The seminar was organised
by the EU-Vietnam Multilateral Trade Project (EU-MUTRAP) in collaboration
with the WTO Centre in the Ho Chi Minh City.
Claudio Dordi,
Chief Advisor of the European Trade Policy and Investment Support Project
(EU-MUTRAP), was quoted as saying that in the recent agreements, the EU has
almost liberalised commodity entirely for partners or maintained the
protection under one percent of the trade turnover (as with the Republic of
Korea). The removal of tariffs tends to focus on the first year and not longer
than 10 years for the EU. Particularly for Vietnam, the EU expects that the
FTA between the EU and Vietnam the tariff lines at 95 percent will be
liberalised within 7 years. Based on the typical economic model of the
Vietnam's economy, if the EVFTA is signed, Vietnam will benefit from the
agreement, particularly related to the increase of actual salary and national
income.
"Even if EVFTA
has not been signed, the trade between Vietnam and the EU basically has also
increased; however, when the rules of the Agreement is executed, only the
negotiated tariff reduction is expected to increase the Vietnam's exports to
the EU by about 30 percent to 40 percent, higher than the rate increased in
the imports.

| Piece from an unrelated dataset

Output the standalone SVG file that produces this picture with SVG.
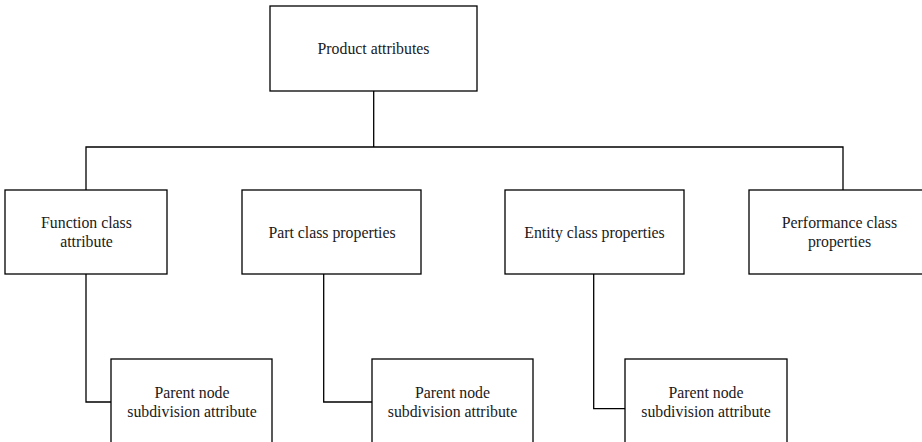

The sectors which most likely benefit from the EVFTA include
textiles, footwear, and processed food (including seafood),” Claudio Dordi
stressed.
“However, the
expansion of the production capacity of Vietnam to meet the increasing
demands of the EU on a number of items will determine whether the overall
increase in exports will be significant or not. Also thanks to the FTA, the
service sector is also expected to expand significantly and probably
contribute to the improvement of the performance of the entire economy of
Vietnam," he added.
According to Paul
Baker, Specialist of the EU-MUTRAP project, the impacts of the EVFTA on
environment are unremarkable. The FTA has a neutral impact on the national
carbon emissions if the emission per unit of output in each sector is stable.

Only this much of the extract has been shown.